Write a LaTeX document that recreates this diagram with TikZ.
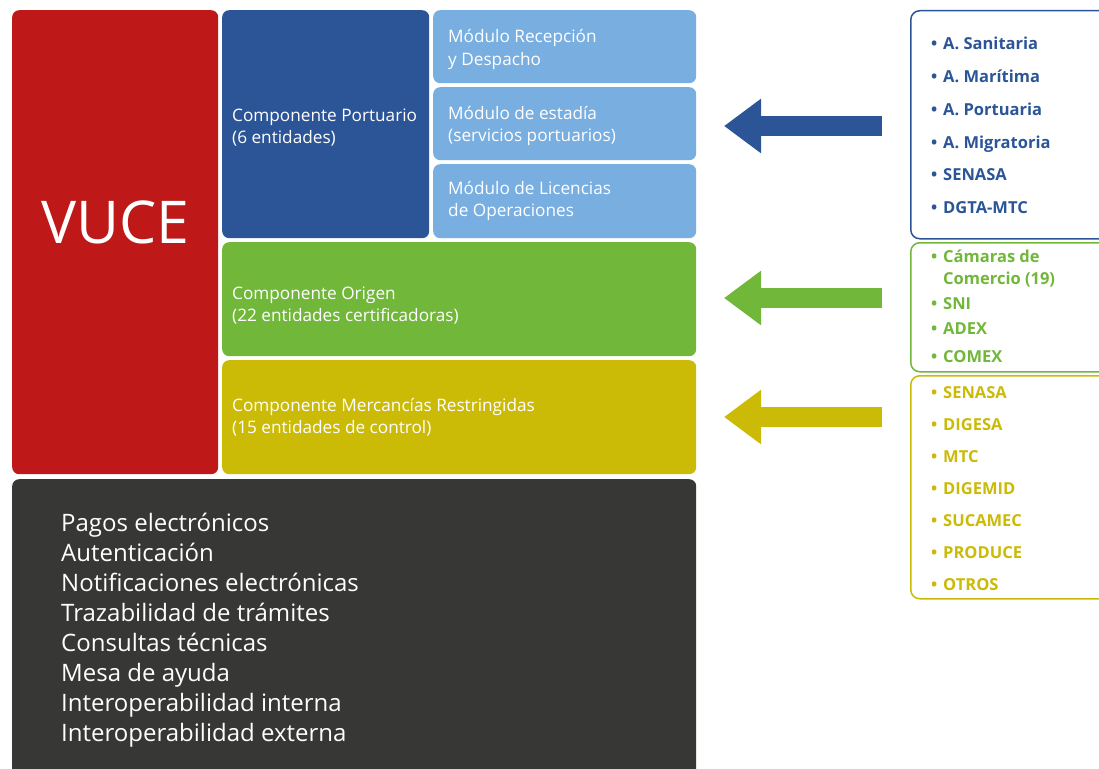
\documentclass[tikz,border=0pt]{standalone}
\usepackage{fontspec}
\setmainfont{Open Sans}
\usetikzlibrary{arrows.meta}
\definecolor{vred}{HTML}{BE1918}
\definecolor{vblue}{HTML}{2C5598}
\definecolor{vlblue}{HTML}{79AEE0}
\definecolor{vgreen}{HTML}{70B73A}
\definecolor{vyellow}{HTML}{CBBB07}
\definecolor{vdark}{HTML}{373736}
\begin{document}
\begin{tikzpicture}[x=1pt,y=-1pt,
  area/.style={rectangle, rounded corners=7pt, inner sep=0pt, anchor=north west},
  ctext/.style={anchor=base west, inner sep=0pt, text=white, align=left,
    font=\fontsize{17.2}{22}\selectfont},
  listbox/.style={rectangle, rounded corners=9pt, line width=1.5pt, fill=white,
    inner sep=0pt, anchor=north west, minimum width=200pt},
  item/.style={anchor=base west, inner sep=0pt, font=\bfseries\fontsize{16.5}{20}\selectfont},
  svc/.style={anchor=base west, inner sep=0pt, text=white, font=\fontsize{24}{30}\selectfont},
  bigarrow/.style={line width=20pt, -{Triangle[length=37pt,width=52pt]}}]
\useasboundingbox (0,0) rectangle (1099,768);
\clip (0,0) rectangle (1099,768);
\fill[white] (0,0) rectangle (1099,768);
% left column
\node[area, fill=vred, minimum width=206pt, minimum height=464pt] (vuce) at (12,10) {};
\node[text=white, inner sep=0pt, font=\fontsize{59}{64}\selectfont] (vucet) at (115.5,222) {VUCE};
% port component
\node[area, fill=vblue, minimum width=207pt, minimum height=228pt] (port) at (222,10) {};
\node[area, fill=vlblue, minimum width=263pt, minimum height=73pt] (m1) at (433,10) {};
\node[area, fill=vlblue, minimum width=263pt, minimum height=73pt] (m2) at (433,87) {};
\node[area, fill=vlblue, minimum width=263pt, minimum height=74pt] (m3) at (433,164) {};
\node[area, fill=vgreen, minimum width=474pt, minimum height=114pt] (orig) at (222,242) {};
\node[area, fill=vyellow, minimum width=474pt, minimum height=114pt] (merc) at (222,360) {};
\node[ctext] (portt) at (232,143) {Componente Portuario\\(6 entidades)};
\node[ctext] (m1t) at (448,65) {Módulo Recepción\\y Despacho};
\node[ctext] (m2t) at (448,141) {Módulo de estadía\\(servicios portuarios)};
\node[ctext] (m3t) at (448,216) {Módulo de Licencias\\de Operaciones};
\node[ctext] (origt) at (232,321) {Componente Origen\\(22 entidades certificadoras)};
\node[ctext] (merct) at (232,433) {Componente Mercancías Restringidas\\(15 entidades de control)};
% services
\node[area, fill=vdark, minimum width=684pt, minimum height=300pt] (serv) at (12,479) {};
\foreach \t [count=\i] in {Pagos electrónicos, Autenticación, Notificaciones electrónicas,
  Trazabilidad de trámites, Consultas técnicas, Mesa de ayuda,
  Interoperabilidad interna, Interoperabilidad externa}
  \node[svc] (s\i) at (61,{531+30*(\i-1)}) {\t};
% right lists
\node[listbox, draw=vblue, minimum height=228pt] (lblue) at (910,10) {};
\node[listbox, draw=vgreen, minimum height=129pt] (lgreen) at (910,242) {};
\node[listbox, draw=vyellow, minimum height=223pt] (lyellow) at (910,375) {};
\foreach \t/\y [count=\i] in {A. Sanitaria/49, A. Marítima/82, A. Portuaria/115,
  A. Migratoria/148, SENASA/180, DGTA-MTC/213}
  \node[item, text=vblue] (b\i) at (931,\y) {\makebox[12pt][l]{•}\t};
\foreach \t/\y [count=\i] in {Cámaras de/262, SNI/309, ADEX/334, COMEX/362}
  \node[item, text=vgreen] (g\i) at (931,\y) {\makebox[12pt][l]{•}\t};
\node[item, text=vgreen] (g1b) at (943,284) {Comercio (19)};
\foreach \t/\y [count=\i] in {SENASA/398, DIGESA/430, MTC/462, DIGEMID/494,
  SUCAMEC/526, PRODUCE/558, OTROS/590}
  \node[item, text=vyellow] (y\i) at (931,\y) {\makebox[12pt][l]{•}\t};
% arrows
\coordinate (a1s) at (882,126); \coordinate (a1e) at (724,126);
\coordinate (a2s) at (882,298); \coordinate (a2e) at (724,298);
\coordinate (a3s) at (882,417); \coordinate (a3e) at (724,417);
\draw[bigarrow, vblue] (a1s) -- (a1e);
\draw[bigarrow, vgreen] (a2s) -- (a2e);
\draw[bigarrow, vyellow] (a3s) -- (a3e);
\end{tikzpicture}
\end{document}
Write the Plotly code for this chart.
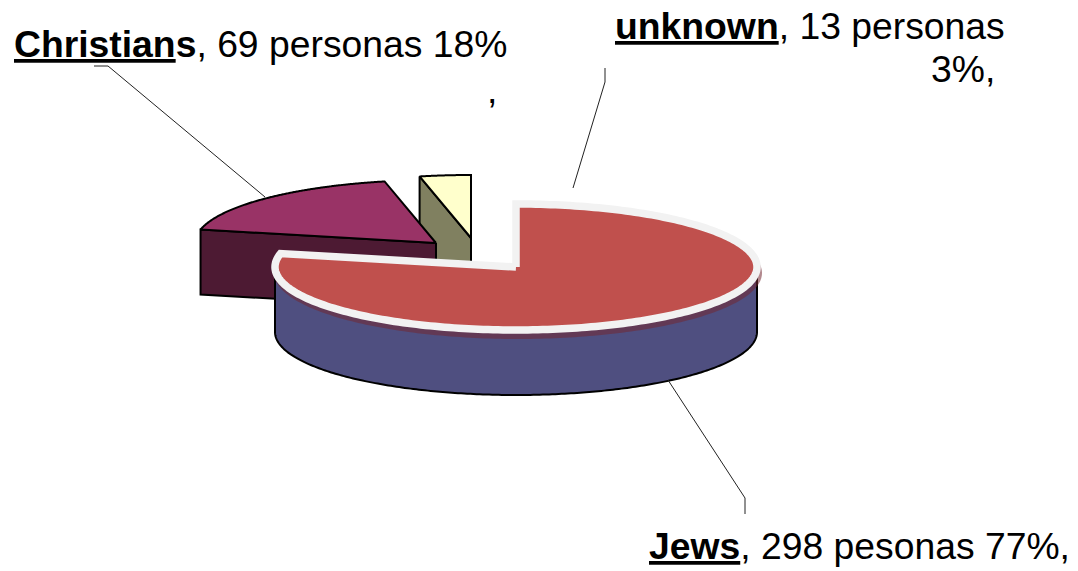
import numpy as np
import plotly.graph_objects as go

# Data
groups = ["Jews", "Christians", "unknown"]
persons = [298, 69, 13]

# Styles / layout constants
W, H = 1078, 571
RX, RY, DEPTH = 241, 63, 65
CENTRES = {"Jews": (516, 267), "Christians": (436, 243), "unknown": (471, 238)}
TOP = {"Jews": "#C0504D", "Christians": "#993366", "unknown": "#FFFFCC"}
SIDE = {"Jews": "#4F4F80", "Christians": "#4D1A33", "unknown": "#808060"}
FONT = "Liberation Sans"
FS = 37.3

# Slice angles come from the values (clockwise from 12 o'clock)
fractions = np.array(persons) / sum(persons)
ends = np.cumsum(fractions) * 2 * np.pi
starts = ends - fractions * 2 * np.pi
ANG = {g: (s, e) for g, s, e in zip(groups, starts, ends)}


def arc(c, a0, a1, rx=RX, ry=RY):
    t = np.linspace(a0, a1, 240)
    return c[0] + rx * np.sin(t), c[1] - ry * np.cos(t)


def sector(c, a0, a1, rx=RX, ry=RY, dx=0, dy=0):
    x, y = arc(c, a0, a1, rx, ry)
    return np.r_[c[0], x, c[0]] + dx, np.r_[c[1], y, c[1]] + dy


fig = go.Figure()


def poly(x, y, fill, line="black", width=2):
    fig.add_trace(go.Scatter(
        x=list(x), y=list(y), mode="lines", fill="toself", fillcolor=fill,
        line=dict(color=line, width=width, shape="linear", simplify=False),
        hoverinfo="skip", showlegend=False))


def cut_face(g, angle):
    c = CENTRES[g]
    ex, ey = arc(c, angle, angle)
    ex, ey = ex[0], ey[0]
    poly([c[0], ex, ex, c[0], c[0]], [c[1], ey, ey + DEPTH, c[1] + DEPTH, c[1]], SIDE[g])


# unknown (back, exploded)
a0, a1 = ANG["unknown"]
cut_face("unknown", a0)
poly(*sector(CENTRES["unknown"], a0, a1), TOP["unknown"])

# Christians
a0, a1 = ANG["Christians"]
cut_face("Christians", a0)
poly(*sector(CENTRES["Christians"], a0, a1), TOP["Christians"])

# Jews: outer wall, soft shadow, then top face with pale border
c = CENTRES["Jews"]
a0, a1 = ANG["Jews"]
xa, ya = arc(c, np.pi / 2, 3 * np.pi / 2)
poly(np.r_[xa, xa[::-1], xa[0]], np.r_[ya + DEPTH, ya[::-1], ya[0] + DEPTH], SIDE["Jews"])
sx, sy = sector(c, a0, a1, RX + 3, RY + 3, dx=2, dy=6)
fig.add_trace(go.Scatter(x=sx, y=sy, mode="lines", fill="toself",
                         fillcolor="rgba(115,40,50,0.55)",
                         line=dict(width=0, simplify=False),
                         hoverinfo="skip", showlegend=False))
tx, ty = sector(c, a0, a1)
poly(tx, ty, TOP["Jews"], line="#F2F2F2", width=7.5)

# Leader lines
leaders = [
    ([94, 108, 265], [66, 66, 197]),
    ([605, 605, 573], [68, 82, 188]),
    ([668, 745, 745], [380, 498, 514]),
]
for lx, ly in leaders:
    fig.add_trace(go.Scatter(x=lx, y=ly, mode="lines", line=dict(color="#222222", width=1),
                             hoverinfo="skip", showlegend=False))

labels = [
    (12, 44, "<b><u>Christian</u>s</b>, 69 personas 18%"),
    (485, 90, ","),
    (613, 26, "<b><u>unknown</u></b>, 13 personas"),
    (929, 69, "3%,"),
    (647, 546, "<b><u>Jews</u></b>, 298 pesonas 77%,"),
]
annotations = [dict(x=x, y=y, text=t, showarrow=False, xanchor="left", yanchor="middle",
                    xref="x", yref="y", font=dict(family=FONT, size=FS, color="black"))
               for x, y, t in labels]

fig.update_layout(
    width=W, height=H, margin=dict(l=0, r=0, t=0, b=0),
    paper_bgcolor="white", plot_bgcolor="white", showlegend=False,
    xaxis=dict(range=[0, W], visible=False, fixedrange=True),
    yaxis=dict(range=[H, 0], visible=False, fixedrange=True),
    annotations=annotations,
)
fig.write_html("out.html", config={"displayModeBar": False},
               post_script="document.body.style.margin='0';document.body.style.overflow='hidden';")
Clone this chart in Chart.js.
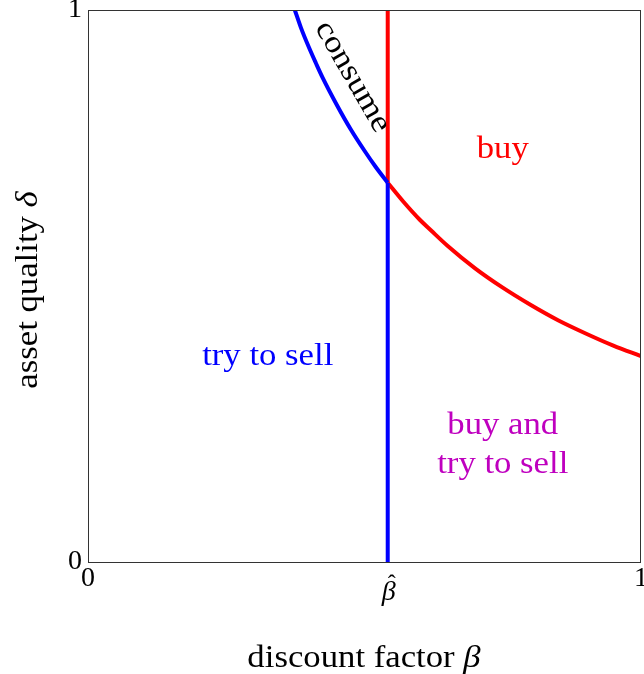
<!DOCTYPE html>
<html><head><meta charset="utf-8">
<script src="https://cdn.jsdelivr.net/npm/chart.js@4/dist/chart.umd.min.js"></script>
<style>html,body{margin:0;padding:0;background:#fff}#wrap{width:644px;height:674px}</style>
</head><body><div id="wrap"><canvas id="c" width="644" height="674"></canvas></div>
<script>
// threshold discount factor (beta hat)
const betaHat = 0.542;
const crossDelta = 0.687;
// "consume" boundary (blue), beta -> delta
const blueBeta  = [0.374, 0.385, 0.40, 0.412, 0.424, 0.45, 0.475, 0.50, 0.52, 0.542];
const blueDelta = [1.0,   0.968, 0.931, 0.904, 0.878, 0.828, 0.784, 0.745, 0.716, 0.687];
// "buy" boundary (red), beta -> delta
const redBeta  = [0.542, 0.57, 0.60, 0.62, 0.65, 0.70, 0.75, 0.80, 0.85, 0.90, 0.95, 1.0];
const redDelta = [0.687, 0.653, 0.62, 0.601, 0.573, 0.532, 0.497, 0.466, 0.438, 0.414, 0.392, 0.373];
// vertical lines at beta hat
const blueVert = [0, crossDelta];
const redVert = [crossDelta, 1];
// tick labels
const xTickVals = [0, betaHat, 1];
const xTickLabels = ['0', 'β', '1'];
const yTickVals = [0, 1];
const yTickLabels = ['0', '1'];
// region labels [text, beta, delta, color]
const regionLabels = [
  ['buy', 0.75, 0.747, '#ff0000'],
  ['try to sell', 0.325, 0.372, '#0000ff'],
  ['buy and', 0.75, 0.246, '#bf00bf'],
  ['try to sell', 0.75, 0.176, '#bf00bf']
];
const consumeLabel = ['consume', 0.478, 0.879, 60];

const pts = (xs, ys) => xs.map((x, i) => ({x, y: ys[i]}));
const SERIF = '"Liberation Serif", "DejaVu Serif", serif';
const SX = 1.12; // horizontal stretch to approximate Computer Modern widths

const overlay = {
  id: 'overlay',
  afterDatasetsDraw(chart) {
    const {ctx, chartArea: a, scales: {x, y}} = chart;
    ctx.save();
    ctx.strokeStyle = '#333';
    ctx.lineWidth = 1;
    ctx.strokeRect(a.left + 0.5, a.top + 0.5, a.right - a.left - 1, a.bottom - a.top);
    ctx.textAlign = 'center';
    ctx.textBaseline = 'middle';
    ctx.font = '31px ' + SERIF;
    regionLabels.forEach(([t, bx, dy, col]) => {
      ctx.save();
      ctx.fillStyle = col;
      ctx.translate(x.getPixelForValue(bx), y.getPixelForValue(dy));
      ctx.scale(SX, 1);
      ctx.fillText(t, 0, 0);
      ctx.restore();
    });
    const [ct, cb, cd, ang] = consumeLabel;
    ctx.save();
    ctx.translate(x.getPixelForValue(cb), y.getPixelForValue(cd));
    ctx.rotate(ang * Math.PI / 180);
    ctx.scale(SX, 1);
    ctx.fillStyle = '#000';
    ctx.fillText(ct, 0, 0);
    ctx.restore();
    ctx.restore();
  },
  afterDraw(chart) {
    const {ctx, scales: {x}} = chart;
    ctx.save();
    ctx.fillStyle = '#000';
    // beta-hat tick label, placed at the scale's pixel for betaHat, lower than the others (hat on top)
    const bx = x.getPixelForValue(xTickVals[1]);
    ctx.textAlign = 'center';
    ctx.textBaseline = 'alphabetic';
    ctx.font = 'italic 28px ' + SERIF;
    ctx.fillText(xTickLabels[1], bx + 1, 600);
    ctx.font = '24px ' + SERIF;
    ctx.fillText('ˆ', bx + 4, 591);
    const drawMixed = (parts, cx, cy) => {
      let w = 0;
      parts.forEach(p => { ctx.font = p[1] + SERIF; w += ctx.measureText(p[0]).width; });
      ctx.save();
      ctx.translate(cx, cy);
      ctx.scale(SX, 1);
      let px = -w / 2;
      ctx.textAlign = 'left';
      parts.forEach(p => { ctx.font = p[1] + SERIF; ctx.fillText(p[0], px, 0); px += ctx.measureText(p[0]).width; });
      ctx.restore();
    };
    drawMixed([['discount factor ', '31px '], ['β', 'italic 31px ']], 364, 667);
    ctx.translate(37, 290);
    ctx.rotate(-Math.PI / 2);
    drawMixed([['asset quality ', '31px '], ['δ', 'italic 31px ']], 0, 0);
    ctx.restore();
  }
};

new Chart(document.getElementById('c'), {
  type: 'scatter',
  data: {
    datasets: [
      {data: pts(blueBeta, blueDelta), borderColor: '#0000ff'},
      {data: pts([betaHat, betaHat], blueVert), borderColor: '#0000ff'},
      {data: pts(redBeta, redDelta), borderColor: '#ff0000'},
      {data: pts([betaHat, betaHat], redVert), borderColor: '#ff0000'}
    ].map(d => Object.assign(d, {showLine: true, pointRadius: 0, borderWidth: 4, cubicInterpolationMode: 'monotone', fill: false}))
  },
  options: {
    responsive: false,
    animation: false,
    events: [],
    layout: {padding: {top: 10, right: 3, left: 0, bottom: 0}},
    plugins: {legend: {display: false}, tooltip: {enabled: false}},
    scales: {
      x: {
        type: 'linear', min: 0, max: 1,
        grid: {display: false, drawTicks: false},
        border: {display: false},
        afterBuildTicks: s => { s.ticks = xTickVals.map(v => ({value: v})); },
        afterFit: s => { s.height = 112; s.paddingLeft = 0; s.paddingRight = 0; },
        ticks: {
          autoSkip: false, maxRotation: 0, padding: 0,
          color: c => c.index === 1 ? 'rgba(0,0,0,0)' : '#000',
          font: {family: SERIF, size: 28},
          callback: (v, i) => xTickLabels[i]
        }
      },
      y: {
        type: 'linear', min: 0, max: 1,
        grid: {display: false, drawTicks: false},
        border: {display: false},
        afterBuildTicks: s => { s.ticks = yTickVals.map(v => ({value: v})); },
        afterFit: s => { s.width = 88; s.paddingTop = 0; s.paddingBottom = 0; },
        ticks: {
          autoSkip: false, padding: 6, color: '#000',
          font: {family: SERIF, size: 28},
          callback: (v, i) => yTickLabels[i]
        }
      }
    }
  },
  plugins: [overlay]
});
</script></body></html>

==*==

What is needed -
Using the listing above, show every line that includes the string "this".

Result below -
Write a LaTeX document that recreates this diagram with TikZ.
Write the Plotly code for this chart.
Clone this chart in Chart.js.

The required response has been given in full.